** BEGIN GIVEN INFORMATION **

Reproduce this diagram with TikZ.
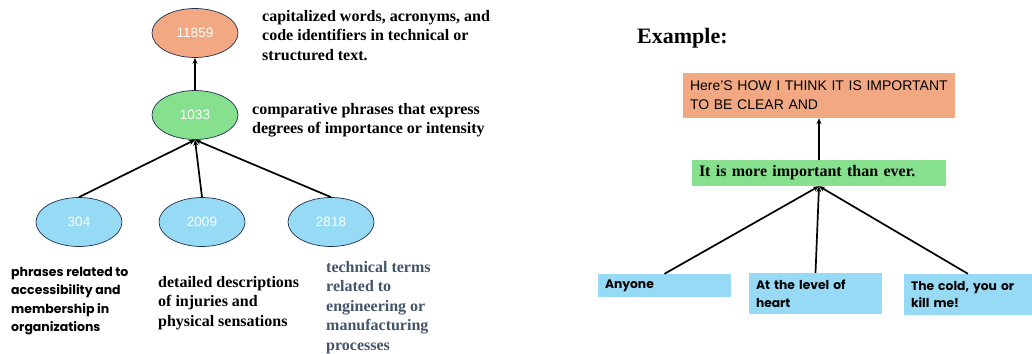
\documentclass[tikz,border=0pt]{standalone}
\usepackage{fontspec}
\setmainfont{Liberation Serif}
\setsansfont{Liberation Sans}
\newfontfamily\popfont{Poppins}
\usepackage{tikz}
\usetikzlibrary{shapes, arrows.meta, positioning}
\definecolor{salmon}{HTML}{F2A983}
\definecolor{leaf}{HTML}{86E08E}
\definecolor{sky}{HTML}{97DAF6}
\definecolor{navy}{HTML}{1F3050}
\definecolor{slate}{HTML}{44546A}
\tikzset{
    node distance =1.1 cm and 1.1 cm,% pixel-like units are set in the picture options below
}

\begin{document}
\begin{tikzpicture}
            [x=1pt, y=-1pt,
            cluster/.style={ellipse, draw=navy, line width=0.7pt, minimum width=86pt, minimum height=49pt, inner sep=0pt, text=white, font=\sffamily\fontsize{13.5}{15}\selectfont},
            desc/.style={anchor=north west, align=left, inner sep=0pt, font=\bfseries\fontsize{16}{19.5}\selectfont},
            note/.style={anchor=north west, align=left, inner sep=0pt, font=\popfont\bfseries\fontsize{12.5}{18.3}\selectfont},
            box/.style={rectangle, inner xsep=7pt, inner ysep=0pt, align=left},
            link/.style={line width=1.7pt, -{Stealth[length=6pt, width=5pt]}}]
            \useasboundingbox (0,0) rectangle (1032,353);
            % cluster tree
            \node(11859) [cluster, fill=salmon] at (195,33) {11859};
            \node(1033) [cluster, fill=leaf] at (195,115) {1033};
            \node(304) [cluster, fill=sky] at (79,222) {304};
            \node(2009) [cluster, fill=sky] at (202,222) {2009};
            \node(2818) [cluster, fill=sky] at (331,222) {2818};
            \draw[link] (1033) -- (11859);
            \draw[link] (304.north) -- (1033.south);
            \draw[link] (2009.north) -- (1033.south);
            \draw[link] (2818.north) -- (1033.south);
            \node(d11859) [desc] at (262,10) {capitalized words, acronyms, and\\code identifiers in technical or\\structured text.};
            \node(d1033) [desc] at (252,103) {comparative phrases that express\\degrees of importance or intensity};
            \node(d304) [note] at (11,267) {phrases related to\\accessibility and\\membership in\\organizations};
            \node(d2009) [desc] at (158,276) {detailed descriptions\\of injuries and\\physical sensations};
            \node(d2818) [desc, text=slate] at (326,261) {technical terms\\related to\\engineering or\\manufacturing\\processes};
            % example
            \node(title) [anchor=base west, inner sep=0pt, font=\bfseries\fontsize{22}{26}\selectfont] at (637,44) {Example:};
            \node(top) [box, fill=salmon, text width=258pt, minimum height=45pt, font=\sffamily\fontsize{14}{19}\selectfont] at (819,95.5) {Here'S HOW I THINK IT IS IMPORTANT\\TO BE CLEAR AND};
            \node(mid) [box, fill=leaf, text width=240pt, minimum height=26pt, font=\bfseries\fontsize{16}{19}\selectfont] at (819,173) {It is more important than ever.};
            \node(w1) [box, fill=sky, text width=119pt, minimum height=23pt, font=\popfont\bfseries\fontsize{12.3}{17.5}\selectfont] at (664.5,285.5) {Anyone};
            \node(w2) [box, fill=sky, text width=119pt, minimum height=41pt, font=\popfont\bfseries\fontsize{12.3}{17.5}\selectfont] at (815.5,293.5) {At the level of\\heart};
            \node(w3) [box, fill=sky, text width=114pt, minimum height=41pt, font=\popfont\bfseries\fontsize{12.3}{17.5}\selectfont] at (968,294.5) {The cold, you or\\kill me!};
            \draw[link] (mid) -- (top);
            \draw[link] (w1.north) -- (mid.south);
            \draw[link] (w2.north) -- (mid.south);
            \draw[link] (w3.north) -- (mid.south);
        \end{tikzpicture}
\end{document}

** END GIVEN INFORMATION **

[REQUIRED TASK] Each line of the material must be retyped exactly, except that images are omitted.

[ANSWER BELOW]
Reproduce this diagram with TikZ.
\documentclass[tikz,border=0pt]{standalone}
\usepackage{fontspec}
\setmainfont{Liberation Serif}
\setsansfont{Liberation Sans}
\newfontfamily\popfont{Poppins}
\usepackage{tikz}
\usetikzlibrary{shapes, arrows.meta, positioning}
\definecolor{salmon}{HTML}{F2A983}
\definecolor{leaf}{HTML}{86E08E}
\definecolor{sky}{HTML}{97DAF6}
\definecolor{navy}{HTML}{1F3050}
\definecolor{slate}{HTML}{44546A}
\tikzset{
    node distance =1.1 cm and 1.1 cm,% pixel-like units are set in the picture options below
}

\begin{document}
\begin{tikzpicture}
            [x=1pt, y=-1pt,
            cluster/.style={ellipse, draw=navy, line width=0.7pt, minimum width=86pt, minimum height=49pt, inner sep=0pt, text=white, font=\sffamily\fontsize{13.5}{15}\selectfont},
            desc/.style={anchor=north west, align=left, inner sep=0pt, font=\bfseries\fontsize{16}{19.5}\selectfont},
            note/.style={anchor=north west, align=left, inner sep=0pt, font=\popfont\bfseries\fontsize{12.5}{18.3}\selectfont},
            box/.style={rectangle, inner xsep=7pt, inner ysep=0pt, align=left},
            link/.style={line width=1.7pt, -{Stealth[length=6pt, width=5pt]}}]
            \useasboundingbox (0,0) rectangle (1032,353);
            % cluster tree
            \node(11859) [cluster, fill=salmon] at (195,33) {11859};
            \node(1033) [cluster, fill=leaf] at (195,115) {1033};
            \node(304) [cluster, fill=sky] at (79,222) {304};
            \node(2009) [cluster, fill=sky] at (202,222) {2009};
            \node(2818) [cluster, fill=sky] at (331,222) {2818};
            \draw[link] (1033) -- (11859);
            \draw[link] (304.north) -- (1033.south);
            \draw[link] (2009.north) -- (1033.south);
            \draw[link] (2818.north) -- (1033.south);
            \node(d11859) [desc] at (262,10) {capitalized words, acronyms, and\\code identifiers in technical or\\structured text.};
            \node(d1033) [desc] at (252,103) {comparative phrases that express\\degrees of importance or intensity};
            \node(d304) [note] at (11,267) {phrases related to\\accessibility and\\membership in\\organizations};
            \node(d2009) [desc] at (158,276) {detailed descriptions\\of injuries and\\physical sensations};
            \node(d2818) [desc, text=slate] at (326,261) {technical terms\\related to\\engineering or\\manufacturing\\processes};
            % example
            \node(title) [anchor=base west, inner sep=0pt, font=\bfseries\fontsize{22}{26}\selectfont] at (637,44) {Example:};
            \node(top) [box, fill=salmon, text width=258pt, minimum height=45pt, font=\sffamily\fontsize{14}{19}\selectfont] at (819,95.5) {Here'S HOW I THINK IT IS IMPORTANT\\TO BE CLEAR AND};
            \node(mid) [box, fill=leaf, text width=240pt, minimum height=26pt, font=\bfseries\fontsize{16}{19}\selectfont] at (819,173) {It is more important than ever.};
            \node(w1) [box, fill=sky, text width=119pt, minimum height=23pt, font=\popfont\bfseries\fontsize{12.3}{17.5}\selectfont] at (664.5,285.5) {Anyone};
            \node(w2) [box, fill=sky, text width=119pt, minimum height=41pt, font=\popfont\bfseries\fontsize{12.3}{17.5}\selectfont] at (815.5,293.5) {At the level of\\heart};
            \node(w3) [box, fill=sky, text width=114pt, minimum height=41pt, font=\popfont\bfseries\fontsize{12.3}{17.5}\selectfont] at (968,294.5) {The cold, you or\\kill me!};
            \draw[link] (mid) -- (top);
            \draw[link] (w1.north) -- (mid.south);
            \draw[link] (w2.north) -- (mid.south);
            \draw[link] (w3.north) -- (mid.south);
        \end{tikzpicture}
\end{document}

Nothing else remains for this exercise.